Melo: 'I never thought about sitting out'

MIAMI -- After the Knicks' 119-114 double overtime loss to the Nuggets last Saturday -- their sixth in a row -- a hobbled Carmelo Anthony was at a loss for words.

Melo, who was dealing with a sprained right ankle and left wrist, which led to his shooting woes, didn't know what to do. He even considered not suiting up for a couple of days. Some thought he should, considering the Knicks were facing the lowly Bobcats that Tuesday and the Cavaliers the following night.

But after playing in those two games, one in which against Cleveland he suffered a sprained right thumb, Anthony has decided to finally shut it down tonight in Miami, even in a matchup against LeBron James and the Heat, the team to beat in the East. Melo, in fact, was not getting better. He was even lying to himself by playing through the pain.

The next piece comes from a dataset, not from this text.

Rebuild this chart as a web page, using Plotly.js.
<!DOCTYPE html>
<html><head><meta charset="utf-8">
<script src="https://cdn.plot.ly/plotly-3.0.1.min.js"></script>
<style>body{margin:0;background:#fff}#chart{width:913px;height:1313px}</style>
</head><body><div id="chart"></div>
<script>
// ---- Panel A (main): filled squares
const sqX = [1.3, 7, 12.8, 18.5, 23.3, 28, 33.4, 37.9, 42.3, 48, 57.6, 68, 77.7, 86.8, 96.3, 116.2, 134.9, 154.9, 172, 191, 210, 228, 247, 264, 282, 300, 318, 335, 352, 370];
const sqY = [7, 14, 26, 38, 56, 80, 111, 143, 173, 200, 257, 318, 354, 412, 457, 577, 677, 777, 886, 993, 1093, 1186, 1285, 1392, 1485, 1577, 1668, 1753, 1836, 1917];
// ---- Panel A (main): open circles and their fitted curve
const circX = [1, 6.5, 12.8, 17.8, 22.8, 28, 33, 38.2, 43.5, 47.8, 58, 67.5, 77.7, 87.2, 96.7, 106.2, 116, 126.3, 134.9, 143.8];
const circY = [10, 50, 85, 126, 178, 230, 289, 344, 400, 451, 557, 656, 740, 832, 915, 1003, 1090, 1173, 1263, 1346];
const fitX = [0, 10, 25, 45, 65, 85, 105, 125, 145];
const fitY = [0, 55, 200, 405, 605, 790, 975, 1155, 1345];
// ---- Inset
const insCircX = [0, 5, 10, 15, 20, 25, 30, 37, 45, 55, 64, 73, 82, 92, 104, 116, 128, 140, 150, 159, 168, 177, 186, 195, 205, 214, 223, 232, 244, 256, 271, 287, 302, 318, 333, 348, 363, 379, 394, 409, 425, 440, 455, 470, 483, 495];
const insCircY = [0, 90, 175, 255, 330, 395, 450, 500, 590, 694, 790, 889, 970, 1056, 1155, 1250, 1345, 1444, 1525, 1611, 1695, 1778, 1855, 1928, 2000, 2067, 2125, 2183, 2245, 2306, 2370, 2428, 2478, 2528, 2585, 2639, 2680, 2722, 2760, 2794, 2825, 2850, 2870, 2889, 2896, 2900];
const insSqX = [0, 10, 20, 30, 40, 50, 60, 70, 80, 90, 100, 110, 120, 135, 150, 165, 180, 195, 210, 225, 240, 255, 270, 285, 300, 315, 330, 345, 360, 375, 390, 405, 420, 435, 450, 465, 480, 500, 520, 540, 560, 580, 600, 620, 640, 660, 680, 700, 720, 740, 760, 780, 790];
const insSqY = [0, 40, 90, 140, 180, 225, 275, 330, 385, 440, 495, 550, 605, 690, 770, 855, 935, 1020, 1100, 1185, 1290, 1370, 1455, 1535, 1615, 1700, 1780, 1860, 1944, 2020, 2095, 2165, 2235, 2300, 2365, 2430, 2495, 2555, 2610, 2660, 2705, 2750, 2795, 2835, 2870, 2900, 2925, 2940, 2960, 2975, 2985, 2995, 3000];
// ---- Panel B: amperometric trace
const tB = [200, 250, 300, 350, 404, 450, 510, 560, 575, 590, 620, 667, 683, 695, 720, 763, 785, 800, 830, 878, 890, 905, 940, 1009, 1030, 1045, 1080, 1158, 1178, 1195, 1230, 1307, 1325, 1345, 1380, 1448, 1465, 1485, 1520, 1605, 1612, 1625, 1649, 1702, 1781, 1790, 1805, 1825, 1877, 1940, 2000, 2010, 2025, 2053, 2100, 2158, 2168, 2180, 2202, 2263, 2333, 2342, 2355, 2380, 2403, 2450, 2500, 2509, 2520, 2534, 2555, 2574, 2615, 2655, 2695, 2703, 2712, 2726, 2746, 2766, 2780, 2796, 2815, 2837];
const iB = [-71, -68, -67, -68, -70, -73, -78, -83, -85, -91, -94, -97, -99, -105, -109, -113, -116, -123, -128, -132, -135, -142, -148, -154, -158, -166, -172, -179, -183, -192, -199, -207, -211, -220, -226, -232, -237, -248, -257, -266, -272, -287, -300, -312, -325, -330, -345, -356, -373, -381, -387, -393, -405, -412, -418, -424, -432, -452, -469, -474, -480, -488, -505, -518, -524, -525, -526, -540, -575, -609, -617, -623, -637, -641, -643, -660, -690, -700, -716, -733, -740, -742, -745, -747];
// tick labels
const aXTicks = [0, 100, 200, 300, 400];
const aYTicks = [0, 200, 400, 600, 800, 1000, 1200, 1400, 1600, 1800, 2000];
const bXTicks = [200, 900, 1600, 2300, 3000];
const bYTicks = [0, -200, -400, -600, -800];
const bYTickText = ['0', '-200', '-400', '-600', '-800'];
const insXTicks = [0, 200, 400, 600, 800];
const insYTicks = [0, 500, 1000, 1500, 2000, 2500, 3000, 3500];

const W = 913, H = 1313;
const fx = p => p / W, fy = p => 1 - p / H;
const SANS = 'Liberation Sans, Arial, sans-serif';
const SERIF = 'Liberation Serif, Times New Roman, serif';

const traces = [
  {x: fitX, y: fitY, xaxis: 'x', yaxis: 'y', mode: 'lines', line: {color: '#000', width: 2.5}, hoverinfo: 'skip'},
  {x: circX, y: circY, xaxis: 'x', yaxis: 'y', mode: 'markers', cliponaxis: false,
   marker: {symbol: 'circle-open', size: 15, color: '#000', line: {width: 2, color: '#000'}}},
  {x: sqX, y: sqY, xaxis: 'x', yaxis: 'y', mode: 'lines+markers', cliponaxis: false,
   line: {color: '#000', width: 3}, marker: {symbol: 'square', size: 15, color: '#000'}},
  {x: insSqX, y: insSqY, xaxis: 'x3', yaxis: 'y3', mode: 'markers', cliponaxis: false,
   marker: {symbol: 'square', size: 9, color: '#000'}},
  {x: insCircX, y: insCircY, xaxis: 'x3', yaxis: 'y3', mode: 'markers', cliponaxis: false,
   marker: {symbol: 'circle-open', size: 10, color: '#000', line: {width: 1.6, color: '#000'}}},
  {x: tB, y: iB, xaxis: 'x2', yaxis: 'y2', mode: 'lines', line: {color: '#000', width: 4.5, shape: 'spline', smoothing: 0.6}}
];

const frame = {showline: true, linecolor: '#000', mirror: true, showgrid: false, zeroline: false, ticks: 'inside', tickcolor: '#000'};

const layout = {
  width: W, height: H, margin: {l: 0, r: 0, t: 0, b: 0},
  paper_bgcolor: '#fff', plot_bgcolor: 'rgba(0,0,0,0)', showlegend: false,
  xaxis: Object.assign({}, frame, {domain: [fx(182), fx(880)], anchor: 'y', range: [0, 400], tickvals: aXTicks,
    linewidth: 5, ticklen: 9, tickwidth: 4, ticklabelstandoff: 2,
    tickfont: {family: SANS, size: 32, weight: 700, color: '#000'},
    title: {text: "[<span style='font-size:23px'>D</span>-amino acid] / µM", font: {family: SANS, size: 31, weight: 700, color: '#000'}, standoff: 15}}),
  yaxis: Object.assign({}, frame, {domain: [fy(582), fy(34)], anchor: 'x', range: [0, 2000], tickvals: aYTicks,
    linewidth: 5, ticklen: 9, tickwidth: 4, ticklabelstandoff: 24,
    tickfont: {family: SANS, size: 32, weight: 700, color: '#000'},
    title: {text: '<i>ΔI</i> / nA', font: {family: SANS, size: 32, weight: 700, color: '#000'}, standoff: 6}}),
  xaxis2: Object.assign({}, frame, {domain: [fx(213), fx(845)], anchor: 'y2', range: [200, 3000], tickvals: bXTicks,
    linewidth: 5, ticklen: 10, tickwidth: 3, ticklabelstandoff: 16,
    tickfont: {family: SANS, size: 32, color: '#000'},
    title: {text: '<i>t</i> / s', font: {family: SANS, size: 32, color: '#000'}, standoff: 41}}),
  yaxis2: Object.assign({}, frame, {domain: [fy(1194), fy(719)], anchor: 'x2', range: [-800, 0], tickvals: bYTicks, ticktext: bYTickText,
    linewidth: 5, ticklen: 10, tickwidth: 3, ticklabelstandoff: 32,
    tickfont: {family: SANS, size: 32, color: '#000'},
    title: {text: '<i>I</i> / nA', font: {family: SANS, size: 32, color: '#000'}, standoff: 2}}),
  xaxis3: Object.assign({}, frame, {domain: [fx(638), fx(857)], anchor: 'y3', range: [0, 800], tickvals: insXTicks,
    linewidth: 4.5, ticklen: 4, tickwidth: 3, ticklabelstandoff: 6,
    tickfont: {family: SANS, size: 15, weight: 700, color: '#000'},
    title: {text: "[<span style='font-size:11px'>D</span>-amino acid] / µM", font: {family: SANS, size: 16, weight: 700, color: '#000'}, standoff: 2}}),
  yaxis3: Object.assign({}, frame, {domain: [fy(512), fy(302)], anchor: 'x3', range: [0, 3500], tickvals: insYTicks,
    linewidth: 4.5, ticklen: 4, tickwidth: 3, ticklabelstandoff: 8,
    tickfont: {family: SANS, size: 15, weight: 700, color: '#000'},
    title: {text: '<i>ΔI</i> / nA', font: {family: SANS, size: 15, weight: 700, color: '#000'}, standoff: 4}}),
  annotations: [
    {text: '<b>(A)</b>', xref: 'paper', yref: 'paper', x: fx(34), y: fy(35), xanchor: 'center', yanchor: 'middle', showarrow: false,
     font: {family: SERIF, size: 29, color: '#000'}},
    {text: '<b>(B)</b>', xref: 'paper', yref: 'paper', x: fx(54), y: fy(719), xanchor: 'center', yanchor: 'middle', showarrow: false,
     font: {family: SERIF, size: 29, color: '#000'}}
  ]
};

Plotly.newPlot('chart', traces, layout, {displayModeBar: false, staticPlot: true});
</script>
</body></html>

"I kept telling Coach I was alright, telling my teammates I was alright," Melo said addressing reporters during Friday morning's shootaround at the American Airlines Arena. "But at the end of the day, I just wasn't myself physically, and it was taking a toll on me mentally. We decided to shut it down for the next couple of days. The [training staff] considered it, but I never thought about sitting out. We felt like it was the best time to do it."

Mike D'Antoni considers Anthony day-to-day and he said the team is shooting for him to make a return Tuesday night at the Garden against the Pistons. That's when Baron Davis, who will not face the Heat, could also make a return. But nothing is guaranteed. What D'Antoni does know is that he absolutely needs his leading scorer, who's averaging 23.6 points per game, to be perfectly healthy.

"We've got to have him at 100 percent or we don't have a chance," said D'Antoni, who didn't name a replacement for Anthony tonight. It could likely be swingman Bill Walker.

It's clear that Anthony has been struggling, who had been shooting just 30 percent in the past five games. In Charlotte, he had the lowest-scoring game of his career, when he finished with one point. The next day, in Cleveland, he scored 15 points on just 5-of-14 shooting.

Anthony said it was "kind of hard" to make the decision not to play against the Heat. He wasn't the only one who was down about him not playing.

"It sucks," James said. "It's like playing the Lakers and Kobe [Bryant] is not playing or playing against Boston and Paul Pierce is not playing. They're guys you just like playing against. They're some of the best in the league. From an individual sense, I definitely love going against him. But this season, you can't jeopardize anything trying to be unhealthy, because every game counts in this shortened season."

Without Anthony, Tyson Chandler admitted it will affect the team, but he's confident his teammates will pick up the slack for him. Chris Bosh knows it, too. He said that anytime a player of Anthony's caliber is out, the team does take a hit, but it's a chance for guys to step up and show what they can do.

"I'm sure they'll be very eager to have a good game tonight," Bosh said, "so we have to come in, focus and play defense like we always do, and take care of business."

Even though Anthony is sidelined, the Heat will have its hands full with Amare Stoudemire, who's actually been more effective on the court this season with his star sidekick on the bench. Playing alongside Melo, Stoudemire has been averaging 21.6 points and shooting 47.3 percent from the field. But without Melo, STAT has been at 25.7 points and shooting 50.3 percent.

Heat coach Erik Spoelstra said that without the widely-known ball-stopper Anthony in the offense, he expects the Knicks to run more "spread pick-and-rolls" to open up more opportunities for their 3-point shooters. Of course, the Knicks haven't been connecting from long range, shooting 30.2 percent (24th in the NBA), and they're coming off a 3-for-20 night in their loss to Cleveland.

"Their game will probably change to a whole lot more spread pick-and-rolls, getting you on the move with their 3-point shooters -- the game that they've been doing," Spoelstra said. "We've been drilling on that. It's good for us to see that. We saw it the other night and we were only good at it at times. We can be much better at it."

With the Heat surging right now, going 5-1 in their last six games, and the Knicks not at all, having lost seven in their last eight tries, Bosh still expects it to be a competitive contest.

"It's still the Knicks and the Heat," he said. "It's still a big game tonight."